24.6.06


Vancouver est une ville de grande richesse, mais aussi de grande pauvreté. En 2003, il s'était établi un petit campement près de Science World. La police avait de toute évidence laissé faire, et au bout de deux semaines environ, la petite patch de gazon qui longe la clôture servait de base à une bonne douzaine de campements d'abord improvisés puis assez vite améliorés. Je passais devant tous les jours, et à un moment donné j'ai entendu parler certains des gens qui s'étaient établis là. C'étaient des Québécois, et l'un d'eux s'appelait Marcel. Ils sont bien restés là deux mois ou quelque chose d'approchant. Assez pour que leurs tentes deviennent de jour en jour mieux installées, avec des cordes à linge, des vestibules; assez pour qu'il s'y trouve des chaises en plastique, des tables, et pour qu'au matin on y déjeune comme en camping, sous les bâches installées en permance comme protection contre la pluie. Et puis un beau jour, le gazon avait été vidé de ses habitants. La petite communauté était dissoute, et chacun a dû continuer sa vie ailleurs.

Et voilà que l'autre jour, je vois cette scène, juste à côté de la Swiss Bakery, d'ailleurs tenue par un boulanger vietnamien qui maîtrise parfaitement la pâtisserie française. J'y vais de temps en temps acheter un pain, un sandwich, des tartelettes ou des beignes. Dans le terrain vague qui jouxte la Swiss, donc, un petit camp avait vu le jour. Chariots d'épicerie, bâches, tentes, vélos, vêtements en tas, rebuts de toute sorte: il y avait là de quoi se constituer un petit chez-soi. Pendant que je passais, un homme se dirigeait vers un des coins du terrain, probablement pour aller chier. Celui de gauche sur la photo ne voulait probablement pas être pris en photo, ce que je comprends tout à fait. J'étais moi-même assez gêné de cliquer, alors j'ai essayé de faire ça à la dérobée.

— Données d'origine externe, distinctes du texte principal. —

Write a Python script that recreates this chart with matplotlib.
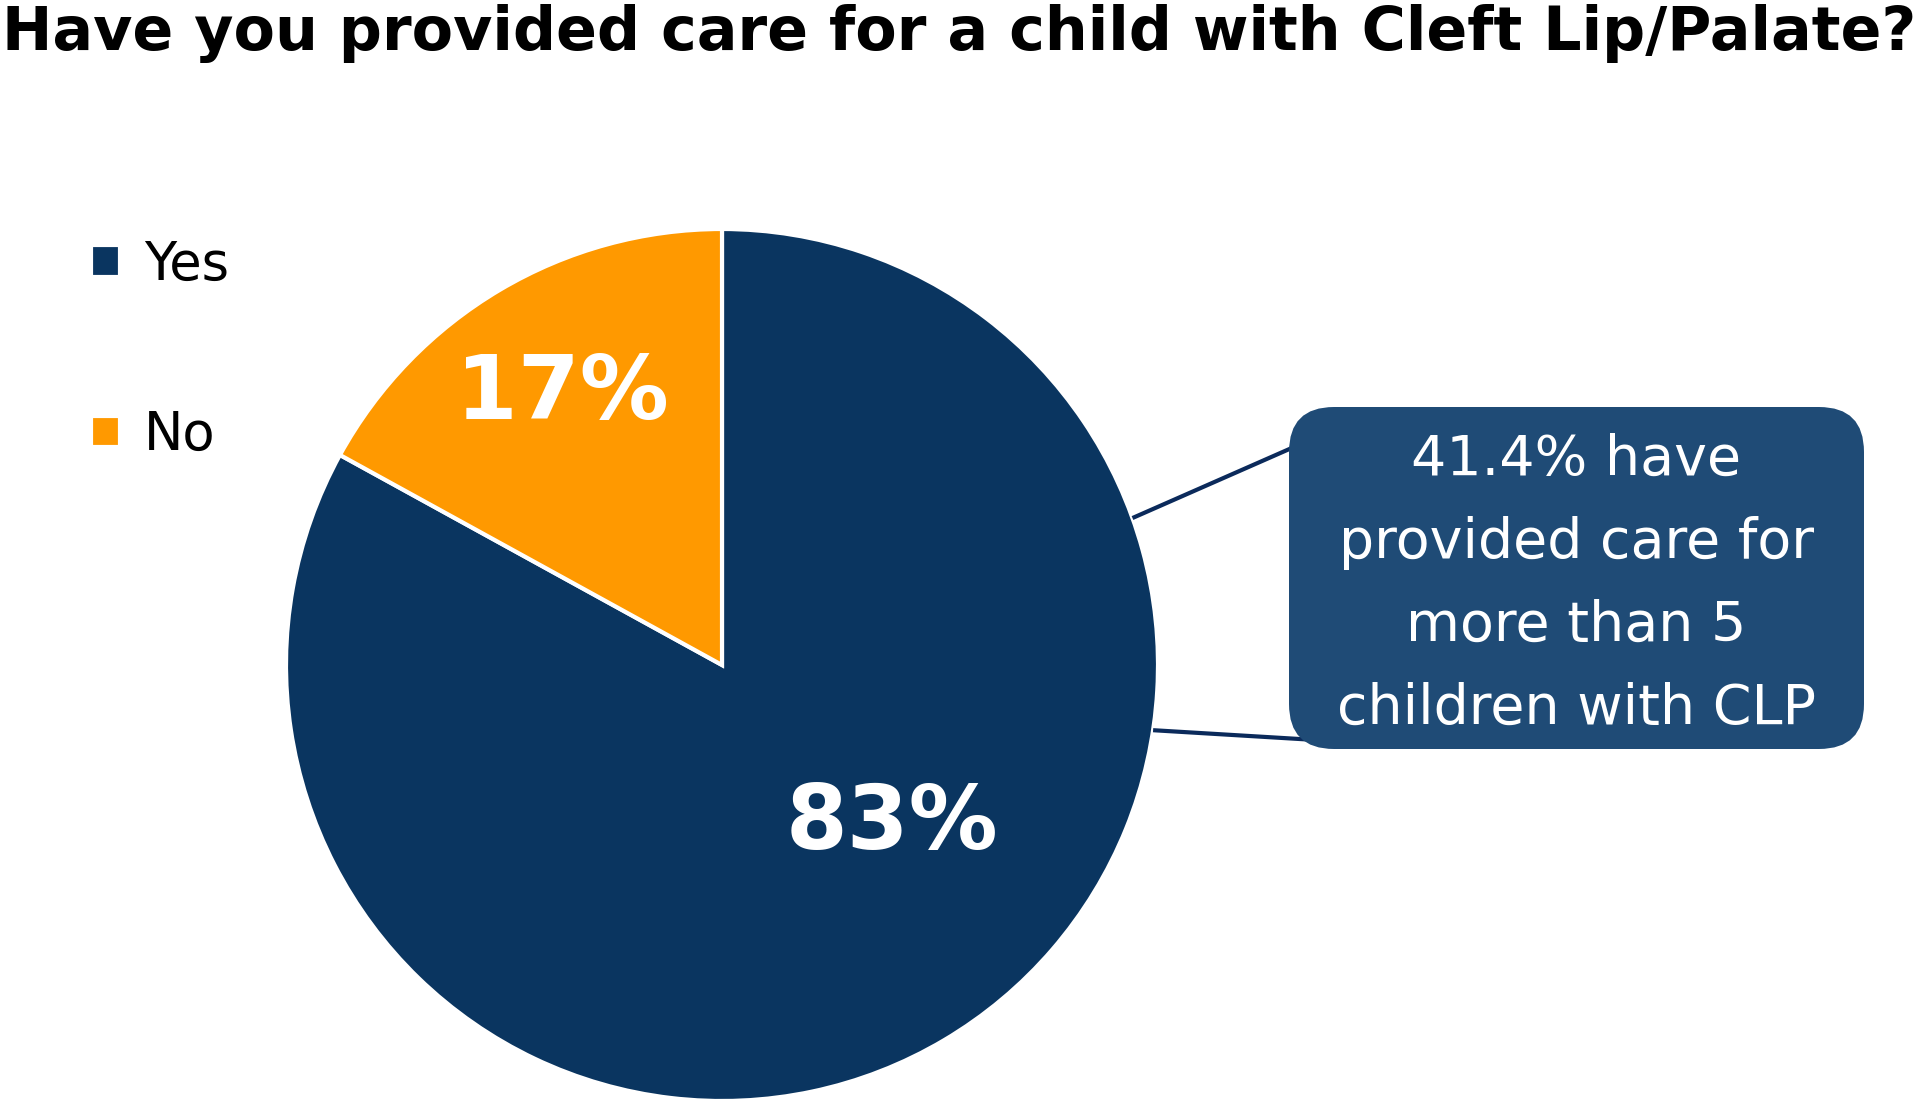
import numpy as np
import matplotlib
matplotlib.use("Agg")
import matplotlib.pyplot as plt
from matplotlib.patches import FancyBboxPatch

# Dane wykresu
labels = ["Yes", "No"]
values = [83, 17]
colors = ["#0A3560", "#FF9900"]
title = "Have you provided care for a child with Cleft Lip/Palate?"
callout = "41.4% have\nprovided care for\nmore than 5\nchildren with CLP"

W, H = 1920, 1102

fig = plt.figure(figsize=(W / 100, H / 100), dpi=100)
ax = fig.add_axes([0, 0, 1, 1])

cx, cy, r = 722, H - 665, 436

wedges, _, pcts = ax.pie(values, colors=colors, startangle=90, counterclock=False,
                         center=(cx, cy), radius=r,
                         wedgeprops=dict(edgecolor="white", linewidth=3),
                         autopct="%d%%", pctdistance=0.72,
                         textprops=dict(color="white", fontsize=64, fontweight="bold",
                                        family="DejaVu Sans"))
# 83% przesunięte niżej w prawo
a = np.deg2rad(-43.3)
pcts[0].set_position((cx + 0.535 * r * np.cos(a), cy + 0.535 * r * np.sin(a)))
pcts[0].set_fontsize(64)
pcts[0].set_ha("center")
pcts[0].set_va("center")

ax.set_xlim(0, W)
ax.set_ylim(0, H)
ax.set_aspect("equal")
ax.axis("off")

# Ramka z komentarzem
bx0, by0, bx1, by1 = 1289, H - 749, 1864, H - 407
box = FancyBboxPatch((bx0, by0), bx1 - bx0, by1 - by0,
                     boxstyle="round,pad=0,rounding_size=45",
                     facecolor="#1F4B76", edgecolor="none", zorder=3)
ax.add_patch(box)

# Linie łączące
for ang, end in [(19.7, (1294, H - 447)), (-8.6, (1316, H - 740))]:
    t = np.deg2rad(ang)
    ax.plot([cx + r * np.cos(t), end[0]], [cy + r * np.sin(t), end[1]],
            color="#0B2A5B", linewidth=3, zorder=2, solid_capstyle="butt")

ax.text((bx0 + bx1) / 2, (by0 + by1) / 2 - 6, callout, color="white", fontsize=40,
        ha="center", va="center", linespacing=1.69, zorder=4, family="DejaVu Sans")

# Legenda
ax.legend(wedges, labels, loc="upper left", bbox_to_anchor=(91 / W, 1 - 239 / H),
          frameon=False, fontsize=38, handlelength=0.55, handleheight=0.55,
          handletextpad=0.45, labelspacing=2.24, borderpad=0, borderaxespad=0)

# Tytuł dopasowany do szerokości
t = fig.text(2 / W, 1 - 4 / H, title, ha="left", va="top", fontsize=40,
             fontweight="bold", family="DejaVu Sans", color="black")
fig.canvas.draw()
w = t.get_window_extent().width
t.set_fontsize(40 * 1912 / w)

fig.savefig("out.png", dpi=100)
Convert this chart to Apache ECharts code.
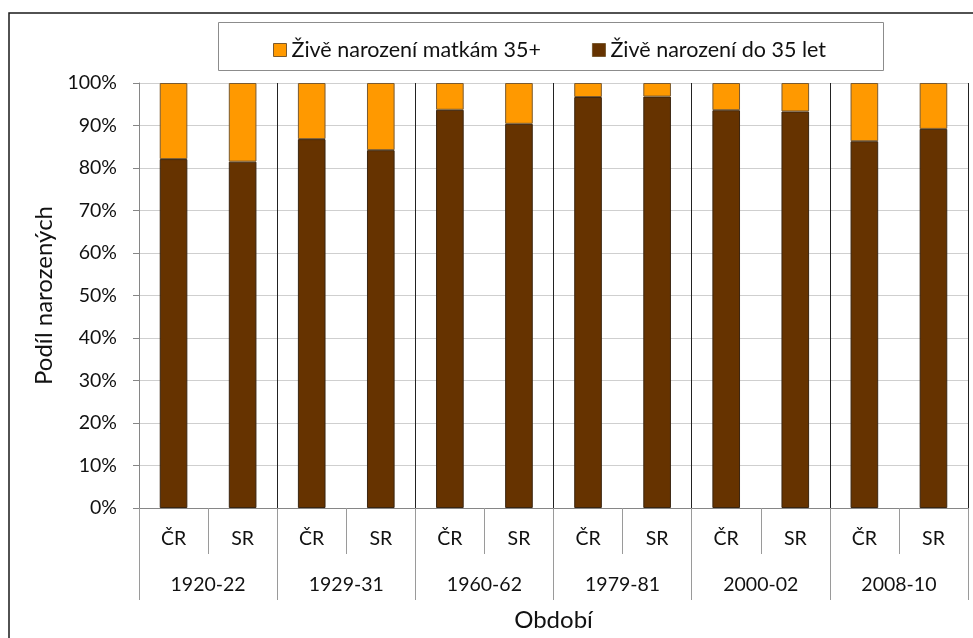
<!DOCTYPE html>
<html>
<head>
<meta charset="utf-8">
<script src="https://cdn.jsdelivr.net/npm/echarts@6/dist/echarts.min.js"></script>
<style>
html,body{margin:0;padding:0;background:#fff;}
#chart{width:973px;height:638px;}
</style>
</head>
<body>
<div id="chart"></div>
<script>
var countries = ['ČR','SR','ČR','SR','ČR','SR','ČR','SR','ČR','SR','ČR','SR'];
var periods = ['1920-22','1929-31','1960-62','1979-81','2000-02','2008-10'];
var seriesNames = ['Živě narození matkám 35+', 'Živě narození do 35 let'];
var under35 = [82.1, 81.5, 86.8, 84.2, 93.7, 90.4, 96.7, 96.8, 93.6, 93.3, 86.3, 89.2];
var over35 = [17.9, 18.5, 13.2, 15.8, 6.3, 9.6, 3.3, 3.2, 6.4, 6.7, 13.7, 10.8];
var yTicks = [0,10,20,30,40,50,60,70,80,90,100];

var FONT = 'Lato';
var chart = echarts.init(document.getElementById('chart'), null, {renderer:'canvas'});
chart.setOption({
  animation: false,
  backgroundColor: '#fff',
  textStyle: {fontFamily: FONT},
  graphic: [
    {type:'rect', shape:{x:9, y:13, width:990, height:660}, style:{fill:'none', stroke:'#1a1a1a', lineWidth:1.5}, z:-10},
    {type:'rect', shape:{x:218.5, y:22.5, width:665, height:48}, style:{fill:'#fff', stroke:'#8c8c8c', lineWidth:1}, z:-5}
  ],
  legend: {
    data: seriesNames,
    left: 268, top: 34,
    itemWidth: 13, itemHeight: 13, itemGap: 51,
    icon: 'rect',
    textStyle: {fontFamily: FONT, fontSize: 21.5, color: '#111'},
    itemStyle: {borderColor: '#7a5a30', borderWidth: 1}
  },
  grid: {left: 139, right: 5, top: 83, bottom: 130, containLabel: false},
  xAxis: [
    {
      type: 'category', data: countries, position: 'bottom',
      axisLine: {show: true, lineStyle: {color: '#868686', width: 1}},
      axisTick: {show: true, length: 46, interval: 0, lineStyle: {color: '#9a9a9a'}},
      axisLabel: {margin: 21, fontFamily: FONT, fontSize: 19.5, color: '#111', interval: 0},
      splitLine: {show: false}
    },
    {
      type: 'category', data: periods, position: 'bottom',
      axisLine: {show: false},
      axisTick: {show: true, length: 92, interval: 0, lineStyle: {color: '#9a9a9a'}},
      axisLabel: {margin: 67, fontFamily: FONT, fontSize: 19.5, color: '#111', interval: 0},
      splitLine: {show: true, interval: 0, lineStyle: {color: '#222', width: 1}},
      name: 'Období', nameLocation: 'middle', nameGap: 100,
      nameTextStyle: {fontFamily: FONT, fontSize: 24, color: '#111'}
    }
  ],
  yAxis: {
    type: 'value', min: 0, max: 100, interval: 10,
    axisLine: {show: true, lineStyle: {color: '#868686'}},
    axisTick: {show: true, inside: false, length: 6, lineStyle: {color: '#868686'}},
    axisLabel: {formatter: '{value}%', margin: 22, fontFamily: FONT, fontSize: 19.5, color: '#111'},
    splitLine: {show: true, lineStyle: {color: '#cfcfcf', width: 1}},
    name: 'Podíl narozených', nameLocation: 'middle', nameGap: 82,
    nameTextStyle: {fontFamily: FONT, fontSize: 24, color: '#111'}
  },
  series: [
    {
      name: seriesNames[1], type: 'bar', stack: 'total', xAxisIndex: 0,
      data: under35, barWidth: '40%',
      itemStyle: {color: '#663300', borderColor: '#3a2510', borderWidth: 1}
    },
    {
      name: seriesNames[0], type: 'bar', stack: 'total', xAxisIndex: 0,
      data: over35, barWidth: '40%',
      itemStyle: {color: '#FF9900', borderColor: '#7a5a30', borderWidth: 1}
    }
  ]
});
</script>
</body>
</html>
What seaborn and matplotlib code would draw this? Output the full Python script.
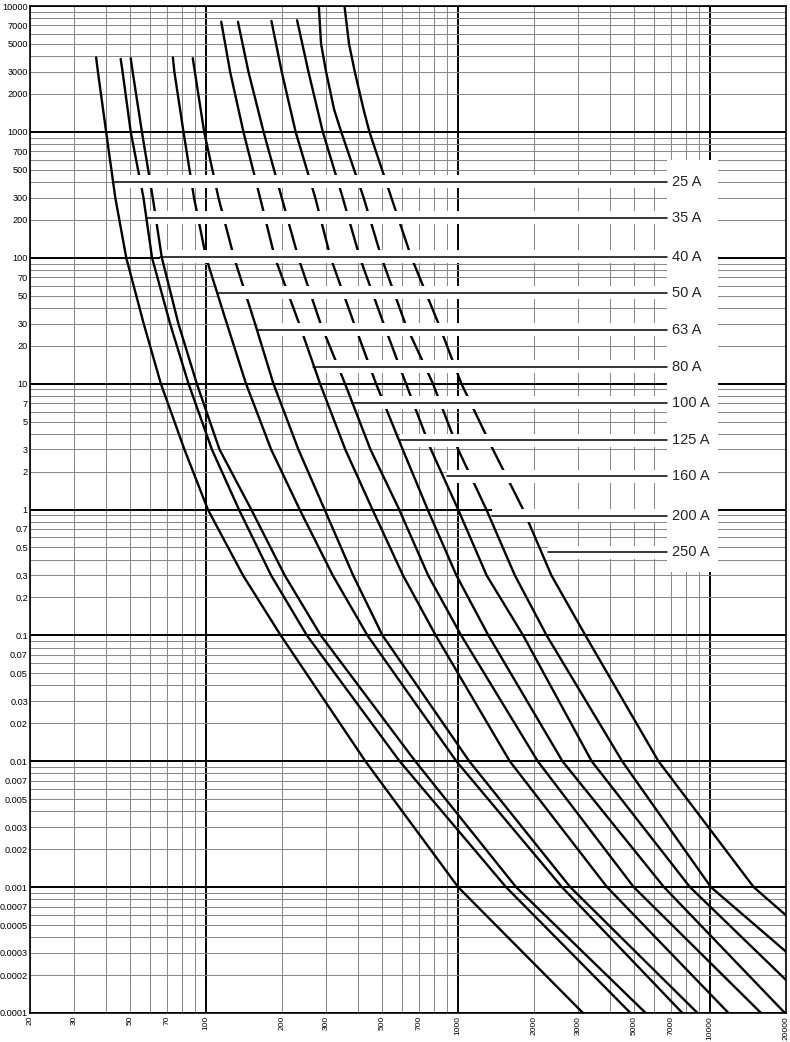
import numpy as np
import pandas as pd
import seaborn as sns
import matplotlib
matplotlib.use("Agg")
import matplotlib.pyplot as plt
from matplotlib.patches import Rectangle
from matplotlib.ticker import LogLocator, FuncFormatter

# fuse ratings and their time-current curves (current in A, time in s)
ratings = ["25 A", "35 A", "40 A", "50 A", "63 A", "80 A", "100 A", "125 A", "160 A", "200 A", "250 A"]

t_25 = [3900, 3000, 1000, 300, 100, 30, 10, 3, 1, 0.3, 0.1, 0.01, 0.001, 0.0001]
i_25 = [36.6, 37.2, 40.1, 43.6, 48.2, 56.5, 66.1, 82.0, 101.6, 140, 197.7, 428.5, 1000, 3130]

t_35 = [3800, 3000, 1000, 300, 100, 30, 10, 3, 1, 0.3, 0.1, 0.01, 0.001, 0.0001]
i_35 = [45.8, 46.6, 50.2, 56.4, 61.0, 71.9, 85.1, 105.4, 134.9, 181, 251, 586, 1549, 4830]

t_40 = [3850, 3000, 1000, 300, 100, 30, 10, 3, 1, 0.3, 0.1, 0.01, 0.001, 0.0001]
i_40 = [50.2, 51.1, 55.6, 61.4, 66.7, 77.6, 91.8, 113, 151, 205, 285, 676, 1698, 5550]

t_50 = [3900, 3000, 1000, 300, 100, 30, 10, 3, 1, 0.3, 0.1, 0.01, 0.001, 0.0001]
i_50 = [73.8, 74.8, 81.3, 89.5, 100, 120.8, 143.9, 181.1, 235, 318, 436.5, 984, 2582, 7760]

t_63 = [3850, 3000, 1000, 300, 100, 30, 10, 3, 1, 0.3, 0.1, 0.01, 0.001, 0.0001]
i_63 = [88.5, 90.2, 98.2, 111.9, 129.1, 156.3, 184.9, 232.3, 295.1, 383, 501, 1107, 2786, 8910]

t_80 = [7500, 3000, 1000, 300, 100, 30, 10, 3, 1, 0.3, 0.1, 0.01, 0.001, 0.0001]
i_80 = [114.8, 124.5, 140.6, 163.7, 187.5, 233.9, 283.1, 356.5, 457, 604, 814.7, 1603, 3899, 11830]

t_100 = [7500, 3000, 1000, 300, 100, 30, 10, 3, 1, 0.3, 0.1, 0.01, 0.001, 0.0001]
i_100 = [133.7, 147.2, 169.0, 199.5, 232.3, 284.4, 355.6, 448.7, 583.4, 760, 1028, 2070, 4977, 15920]

t_125 = [7600, 3000, 1000, 300, 100, 30, 10, 3, 1, 0.3, 0.1, 0.01, 0.001, 0.0001]
i_125 = [181.6, 199.5, 226.5, 271, 311.9, 386.4, 472.1, 602.6, 756.8, 984, 1318, 2594, 6561, 19800]

t_160 = [7700, 3000, 1000, 300, 100, 30, 10, 3, 1, 0.3, 0.1, 0.01, 0.001, 0.000183]
i_160 = [229.6, 254.7, 290.4, 348.3, 407.4, 505.8, 620.9, 779.8, 1000, 1297, 1811, 3388, 8318, 20000]

t_200 = [10000, 5000, 3000, 1500, 1000, 300, 100, 30, 10, 3, 1, 0.3, 0.1, 0.01, 0.001, 0.000307]
i_200 = [279.9, 285.8, 299.2, 322.1, 343.6, 421.7, 496.6, 616.6, 794.3, 1000, 1294, 1679, 2244, 4477, 10070, 20000]

t_250 = [10000, 5000, 3000, 1500, 1000, 300, 100, 30, 10, 3, 1, 0.3, 0.1, 0.01, 0.001, 0.000597]
i_250 = [354, 369, 389, 421.7, 444.6, 543.3, 653.1, 835.6, 1030, 1374, 1811, 2344, 3199, 6237, 14890, 20000]

curve_times = [t_25, t_35, t_40, t_50, t_63, t_80, t_100, t_125, t_160, t_200, t_250]
curve_currents = [i_25, i_35, i_40, i_50, i_63, i_80, i_100, i_125, i_160, i_200, i_250]

# leader lines: time level and the current where each line leaves its curve
leader_t = [401, 208, 102, 52.7, 26.8, 13.6, 7.06, 3.55, 1.83, 0.895, 0.458]
leader_i = [42.8, 58.3, 65.6, 110.7, 160.7, 266.1, 378.4, 588.8, 901.6, 1361, 2280]

BOX_X0, BOX_X1 = 6745, 10770      # white label panel
BOX_Y0, BOX_Y1 = 0.316, 600
LABEL_X = 7060

sns.set_theme(style="white")
plt.rcParams["font.family"] = ["Liberation Sans", "DejaVu Sans"]

fig = plt.figure(figsize=(7.9, 10.42), dpi=100)
ax = fig.add_axes([30 / 790, 1 - 1013 / 1042, 756 / 790, 1007 / 1042])
ax.set_xscale("log")
ax.set_yscale("log")
ax.set_xlim(20, 20000)
ax.set_ylim(1e-4, 1e4)

# grid: heavy black decades, thin grey subdivisions
ax.set_axisbelow(True)
for axis in (ax.xaxis, ax.yaxis):
    axis.set_major_locator(LogLocator(base=10, numticks=20))
    axis.set_minor_locator(LogLocator(base=10, subs=np.arange(2, 10), numticks=20))
ax.grid(which="major", color="black", lw=1.4)
ax.grid(which="minor", color="#8a8a8a", lw=0.75)


def fmt_major(v, pos):
    return f"{v:g}"


def fmt_minor(v, pos):
    m = round(v / 10 ** np.floor(np.log10(v) + 1e-9))
    return f"{v:g}" if m in (2, 3, 5, 7) else ""


for axis in (ax.xaxis, ax.yaxis):
    axis.set_major_formatter(FuncFormatter(fmt_major))
    axis.set_minor_formatter(FuncFormatter(fmt_minor))
ax.tick_params(which="both", length=0, colors="black")
ax.tick_params(axis="y", which="both", pad=1.5, labelsize=6.6)
ax.tick_params(axis="x", which="both", pad=2, labelsize=6.1, labelrotation=90)
for s in ax.spines.values():
    s.set_color("black")
    s.set_linewidth(1.2)

ax.add_patch(Rectangle((BOX_X0, BOX_Y0), BOX_X1 - BOX_X0, BOX_Y1 - BOX_Y0,
                       facecolor="white", edgecolor="none", zorder=1.5))

n = len(ratings)
for k in range(n):
    # white band behind each leader line hides grid and the higher-rated curves
    ax.fill_between([leader_i[k], BOX_X0], leader_t[k] * 10 ** -0.052, leader_t[k] * 10 ** 0.052,
                    color="white", lw=0, zorder=100 - 2 * k)
    sns.lineplot(x=curve_currents[k], y=curve_times[k], ax=ax, color="black", lw=1.7,
                 sort=False, estimator=None, zorder=101 - 2 * k)
    ax.plot([leader_i[k], BOX_X0], [leader_t[k], leader_t[k]], color="black", lw=1.1, zorder=200)
    ax.text(LABEL_X, leader_t[k], ratings[k], ha="left", va="center", fontsize=10.5, zorder=201)

ax.set_xlabel("")
ax.set_ylabel("")
fig.savefig("out.png", dpi=100)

Mais qu'est-ce qu'ils pensent, ces gars-là? S'ils sont chanceux, ils auront quelques jours de paix relative, et puis on les évincera. Leur vie se déroule-t-elle ainsi, de terrain vague en terrain vague, de fuite en fuite? Et que font-ils entre deux? J'imagine que le simple fait de s'ériger un chez-soi, si temporaire soit-il, doit faire du bien à l'âme, même si on vit dans la rue. Bien placer une bâche -- qu'on a d'ailleurs trouvée soi-même, une fierté de plus! -- pour imperméabiliser son abri, c'est finalement la même chose que de refaire sa toiture à grands coups de bardeaux d'asphalte. Un peu moins durable, c'est tout.

Que font-ils donc tous maintenant, ces hommes qui vivent sales et puants, mais qui peut-être touchent à la vie d'une façon qui m'échappe? Où dorment-ils ce soir?

1 Comments:

At 17:25, Anonymous Anonyme said...

Pour les adieux, oui, c'est difficile mais on peut penser qu'un hasard nous rassemblera de nouveau; c'est possible. L'inacceptable, pour moi, l'impensable, la déchirure seraient la fuite, la disparition, l'adieu qu'on ne savait pas qu'ils existaient dans la tête de l'autre. Plus jamais de hasard heureux pour nous réunir.